|Journal||The Journal of Bone and Joint Surgery|
|Authors||Sedrakyan, Art; Paxton, Elizabeth; Phillips, Charlotte; Namba, Robert; Funahashi, Tadashi; Barber, Thomas; Sculco, Thomas; Padgett, Douglas; Wright, Timothy; Marinac-Dabic, Danica|
|Link to publication|
The United States Food and Drug Administration (FDA) Center for Devices and Radiological Health (CDRH) monitors both mandatory and voluntary post-market reporting to identify adverse events and problems associated with medical devices.

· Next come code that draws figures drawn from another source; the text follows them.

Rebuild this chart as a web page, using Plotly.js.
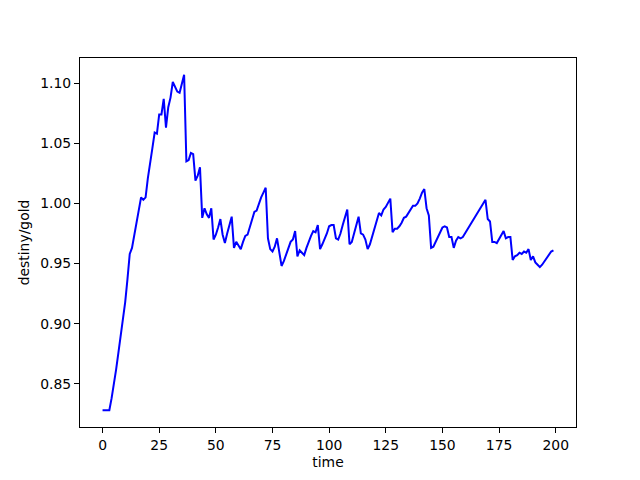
<!DOCTYPE html>
<html>
<head>
<meta charset="utf-8">
<script src="https://cdn.plot.ly/plotly-3.0.1.min.js"></script>
<style>html,body{margin:0;padding:0;background:#fff;}#chart{width:640px;height:480px;}</style>
</head>
<body>
<div id="chart"></div>
<script>
var ratio = [
  0.828, 0.828, 0.828, 0.828, 0.838, 0.849, 0.862, 0.876, 0.889, 0.903,
  0.918, 0.937, 0.958, 0.963, 0.973, 0.983, 0.994, 1.005, 1.003, 1.005,
  1.021, 1.036, 1.046, 1.059, 1.058, 1.074, 1.074, 1.087, 1.063, 1.080,
  1.088, 1.101, 1.097, 1.093, 1.092, 1.100, 1.107, 1.035, 1.036, 1.042,
  1.041, 1.019, 1.023, 1.030, 0.988, 0.996, 0.991, 0.988, 0.996, 0.970,
  0.974, 0.980, 0.987, 0.974, 0.967, 0.975, 0.982, 0.989, 0.963, 0.968,
  0.965, 0.962, 0.968, 0.973, 0.974, 0.980, 0.988, 0.993, 0.994, 1.000,
  1.005, 1.009, 1.013, 0.971, 0.962, 0.960, 0.964, 0.971, 0.960, 0.948,
  0.952, 0.958, 0.962, 0.968, 0.970, 0.977, 0.956, 0.961, 0.959, 0.957,
  0.963, 0.969, 0.973, 0.977, 0.976, 0.982, 0.962, 0.966, 0.970, 0.975,
  0.981, 0.982, 0.982, 0.971, 0.970, 0.975, 0.982, 0.988, 0.995, 0.966,
  0.968, 0.975, 0.982, 0.989, 0.975, 0.974, 0.970, 0.962, 0.966, 0.973,
  0.979, 0.985, 0.992, 0.990, 0.995, 0.997, 1.000, 1.004, 0.976, 0.979,
  0.979, 0.981, 0.984, 0.988, 0.989, 0.992, 0.994, 0.998, 0.998, 1.000,
  1.004, 1.009, 1.012, 0.996, 0.990, 0.963, 0.964, 0.968, 0.973, 0.976,
  0.980, 0.981, 0.980, 0.972, 0.972, 0.963, 0.969, 0.972, 0.971, 0.972,
  0.975, 0.979, 0.982, 0.985, 0.988, 0.990, 0.993, 0.997, 1.000, 1.003,
  0.987, 0.985, 0.968, 0.968, 0.967, 0.970, 0.974, 0.977, 0.971, 0.972,
  0.972, 0.953, 0.956, 0.957, 0.959, 0.958, 0.960, 0.959, 0.962, 0.953,
  0.956, 0.951, 0.949, 0.947, 0.949, 0.952, 0.955, 0.958, 0.960, 0.961
];
var time = [];
for (var i = 0; i < ratio.length; i++) time.push(i);

var xTicks = [0, 25, 50, 75, 100, 125, 150, 175, 200];
var yTicks = [0.85, 0.90, 0.95, 1.00, 1.05, 1.10];

var ymin = Math.min.apply(null, ratio), ymax = Math.max.apply(null, ratio);
var ypad = (ymax - ymin) * 0.05;
var xmin = time[0], xmax = time[time.length - 1];
var xpad = (xmax - xmin) * 0.05;

var font = {family: 'DejaVu Sans, sans-serif', size: 13.9, color: '#000'};

var trace = {
  x: time, y: ratio, type: 'scatter', mode: 'lines',
  line: {color: '#0000ff', width: 2}, hoverinfo: 'skip'
};

var axisCommon = {
  showline: true, linecolor: '#000', linewidth: 1, mirror: true,
  ticks: 'outside', ticklen: 5, tickwidth: 1, tickcolor: '#000',
  showgrid: false, zeroline: false, tickfont: font
};

var layout = {
  width: 640, height: 480,
  margin: {l: 80, r: 64, t: 58, b: 53, pad: 0},
  paper_bgcolor: '#fff', plot_bgcolor: '#fff',
  showlegend: false,
  font: font,
  xaxis: Object.assign({}, axisCommon, {
    range: [xmin - xpad, xmax + xpad],
    tickmode: 'array', tickvals: xTicks, ticktext: xTicks.map(String),
    title: {text: 'time', font: font, standoff: 5}
  }),
  yaxis: Object.assign({}, axisCommon, {
    range: [ymin - ypad, ymax + ypad],
    tickmode: 'array', tickvals: yTicks, ticktext: yTicks.map(function(v){return v.toFixed(2);}),
    title: {text: 'destiny/gold', font: font, standoff: 7}
  })
};

Plotly.newPlot('chart', [trace], layout, {staticPlot: true, displayModeBar: false});
</script>
</body>
</html>
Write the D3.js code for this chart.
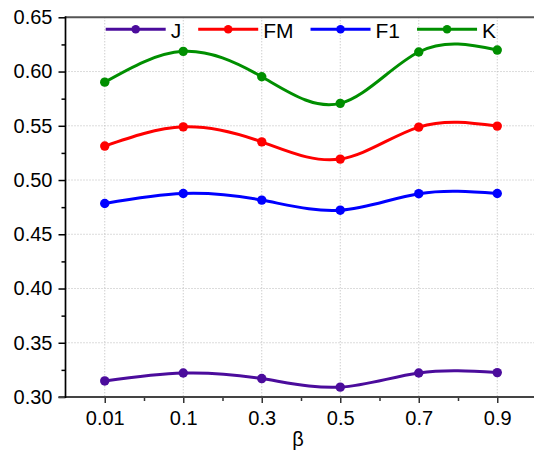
<!DOCTYPE html>
<html>
<head>
<meta charset="utf-8">
<script src="https://cdn.jsdelivr.net/npm/d3@7"></script>
<style>
  html, body { margin: 0; padding: 0; background: #fff; }
  svg { display: block; }
  text { font-family: "Liberation Sans", Arial, sans-serif; fill: #000; }
</style>
</head>
<body>
<svg id="chart" width="534" height="455"></svg>
<script>
// ---- data ----
const categories = ["0.01", "0.1", "0.3", "0.5", "0.7", "0.9"];
const seriesNames = ["J", "FM", "F1", "K"];
const J  = [0.3148, 0.3221, 0.3170, 0.3091, 0.3221, 0.3225];
const FM = [0.5313, 0.5490, 0.5352, 0.5193, 0.5488, 0.5497];
const F1 = [0.4784, 0.4876, 0.4815, 0.4722, 0.4874, 0.4876];
const K  = [0.5902, 0.6186, 0.5952, 0.5707, 0.6180, 0.6198];
const yTickValues = [0.30, 0.35, 0.40, 0.45, 0.50, 0.55, 0.60, 0.65];
const yMinorValues = [0.325, 0.375, 0.425, 0.475, 0.525, 0.575, 0.625];
const xLabel = "β";

// ---- styles ----
const colors = { J: "#4B0C9C", FM: "#FF0000", F1: "#0000FF", K: "#008F00" };
const seriesValues = { J: J, FM: FM, F1: F1, K: K };

const svg = d3.select("#chart");
const pLeft = 65.5, pRight = 536.5, pTop = 17.3, pBottom = 397;

const x = d3.scaleLinear().domain([-0.5, categories.length - 0.5]).range([pLeft, pRight]);
const y = d3.scaleLinear().domain([0.30, 0.65]).range([pBottom, pTop]);

// grid
const grid = svg.append("g");
grid.selectAll("line.v").data(categories.map((c, i) => i)).join("line")
  .attr("x1", d => x(d)).attr("x2", d => x(d))
  .attr("y1", pTop).attr("y2", pBottom)
  .attr("stroke", "#b8b8b8").attr("stroke-width", 1).attr("stroke-dasharray", "1,2");
grid.selectAll("line.h").data(yTickValues.filter(v => v > 0.301 && v < 0.649)).join("line")
  .attr("x1", pLeft).attr("x2", 534)
  .attr("y1", d => y(d)).attr("y2", d => y(d))
  .attr("stroke", "#b8b8b8").attr("stroke-width", 1).attr("stroke-dasharray", "1,2");

// y axis
const yAxis = svg.append("g").attr("transform", `translate(${pLeft},0)`)
  .call(d3.axisLeft(y).tickValues(yTickValues).tickFormat(d3.format(".2f")).tickSize(7).tickPadding(6));
yAxis.select(".domain").remove();
yAxis.selectAll(".tick line").attr("stroke", "#000").attr("stroke-width", 1.5);
yAxis.selectAll(".tick text").style("font-size", "20px").style("font-family", "Liberation Sans, Arial, sans-serif").attr("fill", "#000");
const yMinor = svg.append("g").attr("transform", `translate(${pLeft},0)`)
  .call(d3.axisLeft(y).tickValues(yMinorValues).tickFormat("").tickSize(4));
yMinor.select(".domain").remove();
yMinor.selectAll(".tick line").attr("stroke", "#000").attr("stroke-width", 1.5);

// x axis
const xAxis = svg.append("g").attr("transform", `translate(0,${pBottom})`)
  .call(d3.axisBottom(x).tickValues(categories.map((c, i) => i)).tickFormat(i => categories[i]).tickSize(6).tickPadding(8));
xAxis.select(".domain").remove();
xAxis.selectAll(".tick line").attr("stroke", "#333").attr("stroke-width", 1.5);
xAxis.selectAll(".tick text").style("font-size", "20px").style("font-family", "Liberation Sans, Arial, sans-serif").attr("fill", "#000");
const xMinor = svg.append("g").attr("transform", `translate(0,${pBottom})`)
  .call(d3.axisBottom(x).tickValues(d3.range(0.5, categories.length - 1, 1)).tickFormat("").tickSize(4));
xMinor.select(".domain").remove();
xMinor.selectAll(".tick line").attr("stroke", "#333").attr("stroke-width", 1.5);

// frame lines
svg.append("line").attr("x1", pLeft).attr("x2", 534).attr("y1", pTop).attr("y2", pTop)
  .attr("stroke", "#555").attr("stroke-width", 2);
svg.append("line").attr("x1", pLeft - 7).attr("x2", 534).attr("y1", pBottom).attr("y2", pBottom)
  .attr("stroke", "#444").attr("stroke-width", 2);
svg.append("line").attr("x1", pLeft).attr("x2", pLeft).attr("y1", pTop - 1).attr("y2", pBottom + 1)
  .attr("stroke", "#000").attr("stroke-width", 1.7);

// x label
svg.append("text").attr("x", 298).attr("y", 446).attr("text-anchor", "middle")
  .style("font-size", "20px").text(xLabel);

// series
const line = d3.line().x((d, i) => x(i)).y(d => y(d)).curve(d3.curveNatural);
seriesNames.forEach(name => {
  const vals = seriesValues[name];
  const g = svg.append("g");
  g.append("path").datum(vals).attr("d", line)
    .attr("fill", "none").attr("stroke", colors[name]).attr("stroke-width", 3);
  g.selectAll("circle").data(vals).join("circle")
    .attr("cx", (d, i) => x(i)).attr("cy", d => y(d)).attr("r", 4.7)
    .attr("fill", colors[name]);
});

// legend
const legend = svg.append("g");
let lx = 105.7;
const ly = 29.3;
seriesNames.forEach(name => {
  legend.append("line").attr("x1", lx).attr("x2", lx + 60).attr("y1", ly).attr("y2", ly)
    .attr("stroke", colors[name]).attr("stroke-width", 3);
  legend.append("circle").attr("cx", lx + 30).attr("cy", ly).attr("r", 4.3).attr("fill", colors[name]);
  const t = legend.append("text").attr("x", lx + 65).attr("y", ly + 8.3)
    .style("font-size", "21px").text(name);
  lx = lx + 65 + t.node().getComputedTextLength() + 17;
});
</script>
</body>
</html>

Although the manufacturers of medical devices are required to report deaths, injuries, and malfunctions directly to the FDA, the device users are required to report these events to the manufacturer and are required to report only deaths to the FDA. Voluntary reporting systems such as the MedWatch program, the MAUDE (Manufacturer and User Facility Device Experience) database, and the MedSun (Medical Product Safety Network) enhanced surveillance network2,3 provide nationwide medical device surveillance in the U.S. However, these reporting systems have important weaknesses, such as incomplete, inaccurate, or nonvalidated data, reporting biases related to event severity, concerns that reporting may result in adverse publicity or litigation, and general underreporting of events. Most importantly, denominator data are missing, which makes evaluation of the incidence or prevalence of a safety-related event impossible.